Among the 53 people subpoenaed for Monday's hearing were two editors and a reporter from The N&O, which in September published a series, "Twisted Truth," detailing how Cline had withheld evidence from defendants and had made misstatements to judges in several cases. Cline dismissed the subpoenas at the end of the day.
Monday's hearing is likely to draw the scrutiny of the N.C. State Bar, the agency that licenses and disciplines lawyers. The bar has begun an investigation into Cline; given Cline's attack on Hudson with no supporting facts, the bar may be investigating whether she has run afoul of the rule forbidding lawyers from recklessly impugning the integrity of a judge.

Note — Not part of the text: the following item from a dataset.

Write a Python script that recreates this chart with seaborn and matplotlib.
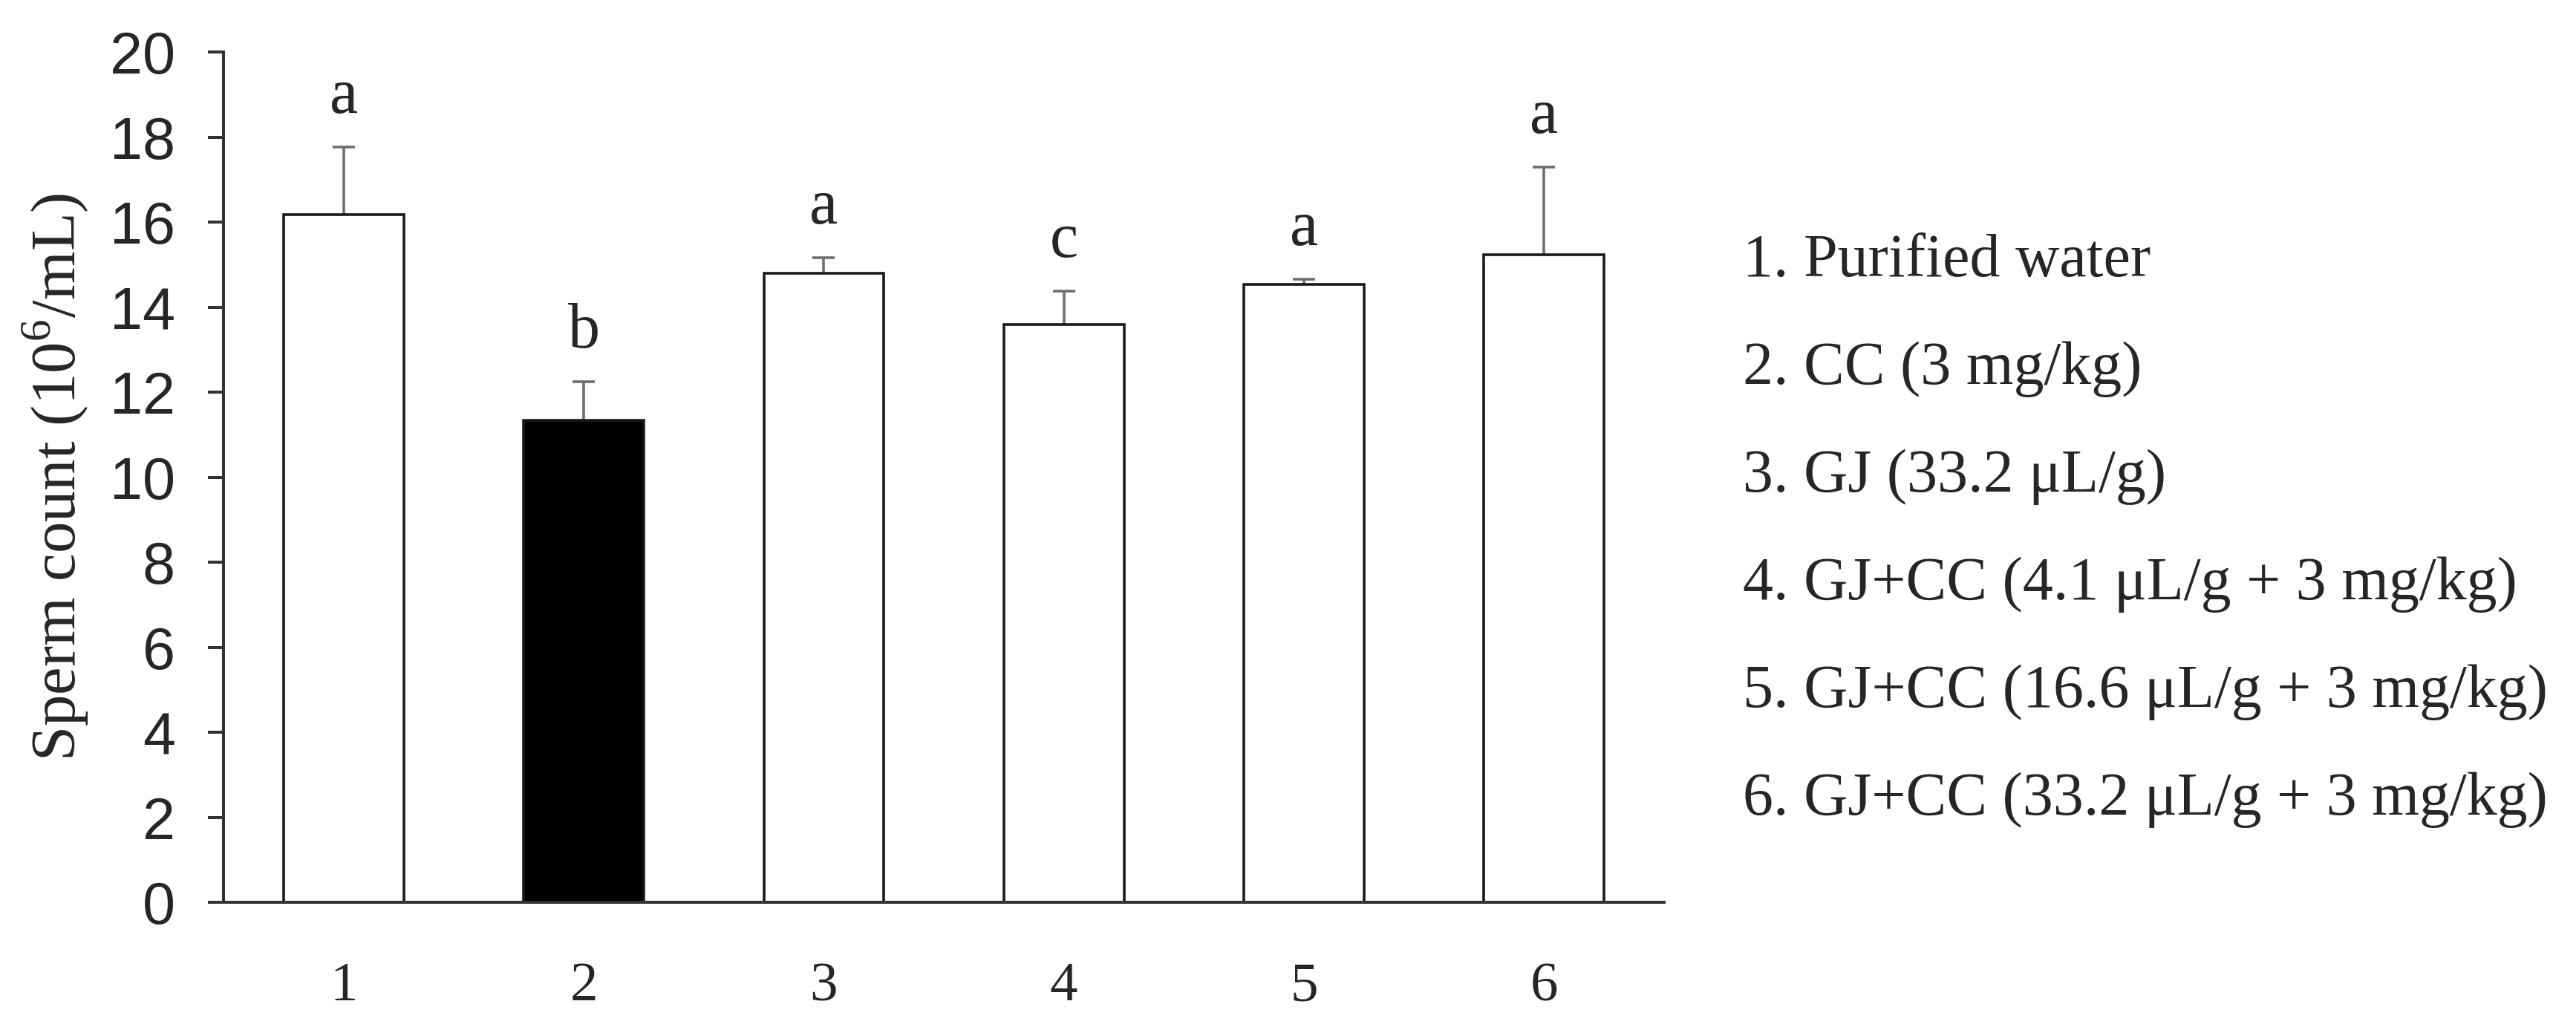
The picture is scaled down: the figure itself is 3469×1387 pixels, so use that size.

Durham lawyer Scott Holmes said Cline had abused her power by issuing subpoenas to his client and other lawyers who had nothing to do with the Peterson case. Prosecutors cannot subpoena defense lawyers unless the evidence sought is essential to complete an ongoing investigation. Holmes' client, attorney Geeta Kapur, represented a woman whose prosecution on habitual felon charges had no connection to Peterson, though the case was featured in an N&O article.
"She tied up almost the entire defense bar of Durham trying to defend her own reputation, and that's pitiful and a waste of resources," Holmes said. "She had detectives out serving subpoenas all weekend when they could have been out solving crimes."